→ Instructions for the task:
Write out the material again exactly, please, and omit the pictures.

── Dataset extract ──

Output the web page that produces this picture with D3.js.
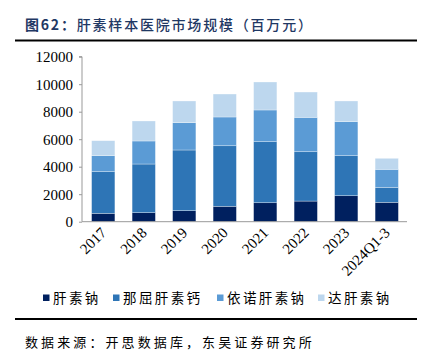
<!DOCTYPE html>
<html><head><meta charset="utf-8">
<script src="https://cdn.jsdelivr.net/npm/d3@7"></script>
<style>body{margin:0;background:#fff}svg{display:block}</style>
</head><body>
<script>
const categories = ["2017","2018","2019","2020","2021","2022","2023","2024Q1-3"];
const seriesNames = ["肝素钠","那屈肝素钙","依诺肝素钠","达肝素钠"];
const heparinSodium = [610, 655, 800, 1120, 1380, 1500, 1890, 1410];
const nadroparin    = [3030, 3540, 4415, 4405, 4440, 3590, 2910, 1090];
const enoxaparin    = [1160, 1675, 1985, 2090, 2305, 2500, 2475, 1310];
const dalteparin    = [1090, 1455, 1580, 1670, 2035, 1840, 1505, 800];
const yTicks = [0,2000,4000,6000,8000,10000,12000];
const colors = ["#00205F","#2E75B6","#5B9BD5","#BDD7EE"];

const W=432,H=353;
const svg=d3.select("body").append("svg").attr("width",W).attr("height",H);
const cjk="'Noto Sans CJK SC','Noto Sans',sans-serif";
const serif="'Liberation Serif','DejaVu Serif',serif";

// title
const t=svg.append("text").attr("x",25).attr("y",30).attr("fill","#1F3864")
  .style("font-family",cjk).style("font-size","14px").style("letter-spacing","1.8px");
t.append("tspan").text("图62：").style("font-weight","bold");
t.append("tspan").text("肝素样本医院市场规模（百万元）").style("font-weight","500");
svg.append("line").attr("x1",15).attr("x2",417).attr("y1",40.5).attr("y2",40.5).attr("stroke","#000").attr("stroke-width",2);

const x=d3.scaleBand().domain(categories).range([83,407]).paddingInner(0.425).paddingOuter(0.2125);
const y=d3.scaleLinear().domain([0,12000]).range([221.7,56.7]);

const rows=categories.map((c,i)=>({cat:c,"肝素钠":heparinSodium[i],"那屈肝素钙":nadroparin[i],"依诺肝素钠":enoxaparin[i],"达肝素钠":dalteparin[i]}));
const stack=d3.stack().keys(seriesNames)(rows);

svg.append("g").selectAll("g").data(stack).join("g").attr("fill",(d,i)=>colors[i])
  .selectAll("rect").data(d=>d).join("rect")
  .attr("x",d=>x(d.data.cat)).attr("width",x.bandwidth())
  .attr("y",d=>y(d[1])).attr("height",d=>y(d[0])-y(d[1]))
  .attr("stroke","#fff").attr("stroke-opacity",0.5).attr("stroke-width",0.6);

// y axis
const ya=svg.append("g").attr("transform","translate(82,0)").call(d3.axisLeft(y).tickValues(yTicks).tickSize(3).tickPadding(6).tickFormat(d3.format("d")));
ya.select(".domain").attr("stroke","#999").attr("d","M-3,56.7H0V221.7");
ya.selectAll(".tick line").attr("stroke","#999");
ya.selectAll("text").style("font-family",serif).style("font-size","15px").attr("fill","#000");

// x axis
const xa=svg.append("g").attr("transform","translate(0,221.7)").call(d3.axisBottom(x).tickSize(0).tickPadding(0));
xa.select(".domain").attr("stroke","#999").attr("d","M82,0H407");
xa.selectAll("text").style("font-family",serif).style("font-size","15px").attr("fill","#000")
  .attr("text-anchor","end").attr("dy","0").attr("transform",function(){return "translate(4,12) rotate(-45)";});

// legend
const lx=[43,113,217,318];
const lg=svg.append("g");
seriesNames.forEach((n,i)=>{
  lg.append("rect").attr("x",lx[i]).attr("y",294.5).attr("width",6.5).attr("height",6.5).attr("fill",colors[i]);
  lg.append("text").attr("x",lx[i]+10).attr("y",302.5).text(n).style("font-family",cjk).style("font-size","13.5px").style("letter-spacing","2.4px").attr("fill","#000");
});
svg.append("line").attr("x1",15).attr("x2",417).attr("y1",319).attr("y2",319).attr("stroke","#000").attr("stroke-width",2);
svg.append("text").attr("x",25).attr("y",346.5).text("数据来源：开思数据库，东吴证券研究所")
  .style("font-family",cjk).style("font-size","13px").style("letter-spacing","3.1px").attr("fill","#000");
</script>
</body></html>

───

→ Problem solution:
Output the web page that produces this picture with D3.js.
<!DOCTYPE html>
<html><head><meta charset="utf-8">
<script src="https://cdn.jsdelivr.net/npm/d3@7"></script>
<style>body{margin:0;background:#fff}svg{display:block}</style>
</head><body>
<script>
const categories = ["2017","2018","2019","2020","2021","2022","2023","2024Q1-3"];
const seriesNames = ["肝素钠","那屈肝素钙","依诺肝素钠","达肝素钠"];
const heparinSodium = [610, 655, 800, 1120, 1380, 1500, 1890, 1410];
const nadroparin    = [3030, 3540, 4415, 4405, 4440, 3590, 2910, 1090];
const enoxaparin    = [1160, 1675, 1985, 2090, 2305, 2500, 2475, 1310];
const dalteparin    = [1090, 1455, 1580, 1670, 2035, 1840, 1505, 800];
const yTicks = [0,2000,4000,6000,8000,10000,12000];
const colors = ["#00205F","#2E75B6","#5B9BD5","#BDD7EE"];

const W=432,H=353;
const svg=d3.select("body").append("svg").attr("width",W).attr("height",H);
const cjk="'Noto Sans CJK SC','Noto Sans',sans-serif";
const serif="'Liberation Serif','DejaVu Serif',serif";

// title
const t=svg.append("text").attr("x",25).attr("y",30).attr("fill","#1F3864")
  .style("font-family",cjk).style("font-size","14px").style("letter-spacing","1.8px");
t.append("tspan").text("图62：").style("font-weight","bold");
t.append("tspan").text("肝素样本医院市场规模（百万元）").style("font-weight","500");
svg.append("line").attr("x1",15).attr("x2",417).attr("y1",40.5).attr("y2",40.5).attr("stroke","#000").attr("stroke-width",2);

const x=d3.scaleBand().domain(categories).range([83,407]).paddingInner(0.425).paddingOuter(0.2125);
const y=d3.scaleLinear().domain([0,12000]).range([221.7,56.7]);

const rows=categories.map((c,i)=>({cat:c,"肝素钠":heparinSodium[i],"那屈肝素钙":nadroparin[i],"依诺肝素钠":enoxaparin[i],"达肝素钠":dalteparin[i]}));
const stack=d3.stack().keys(seriesNames)(rows);

svg.append("g").selectAll("g").data(stack).join("g").attr("fill",(d,i)=>colors[i])
  .selectAll("rect").data(d=>d).join("rect")
  .attr("x",d=>x(d.data.cat)).attr("width",x.bandwidth())
  .attr("y",d=>y(d[1])).attr("height",d=>y(d[0])-y(d[1]))
  .attr("stroke","#fff").attr("stroke-opacity",0.5).attr("stroke-width",0.6);

// y axis
const ya=svg.append("g").attr("transform","translate(82,0)").call(d3.axisLeft(y).tickValues(yTicks).tickSize(3).tickPadding(6).tickFormat(d3.format("d")));
ya.select(".domain").attr("stroke","#999").attr("d","M-3,56.7H0V221.7");
ya.selectAll(".tick line").attr("stroke","#999");
ya.selectAll("text").style("font-family",serif).style("font-size","15px").attr("fill","#000");

// x axis
const xa=svg.append("g").attr("transform","translate(0,221.7)").call(d3.axisBottom(x).tickSize(0).tickPadding(0));
xa.select(".domain").attr("stroke","#999").attr("d","M82,0H407");
xa.selectAll("text").style("font-family",serif).style("font-size","15px").attr("fill","#000")
  .attr("text-anchor","end").attr("dy","0").attr("transform",function(){return "translate(4,12) rotate(-45)";});

// legend
const lx=[43,113,217,318];
const lg=svg.append("g");
seriesNames.forEach((n,i)=>{
  lg.append("rect").attr("x",lx[i]).attr("y",294.5).attr("width",6.5).attr("height",6.5).attr("fill",colors[i]);
  lg.append("text").attr("x",lx[i]+10).attr("y",302.5).text(n).style("font-family",cjk).style("font-size","13.5px").style("letter-spacing","2.4px").attr("fill","#000");
});
svg.append("line").attr("x1",15).attr("x2",417).attr("y1",319).attr("y2",319).attr("stroke","#000").attr("stroke-width",2);
svg.append("text").attr("x",25).attr("y",346.5).text("数据来源：开思数据库，东吴证券研究所")
  .style("font-family",cjk).style("font-size","13px").style("letter-spacing","3.1px").attr("fill","#000");
</script>
</body></html>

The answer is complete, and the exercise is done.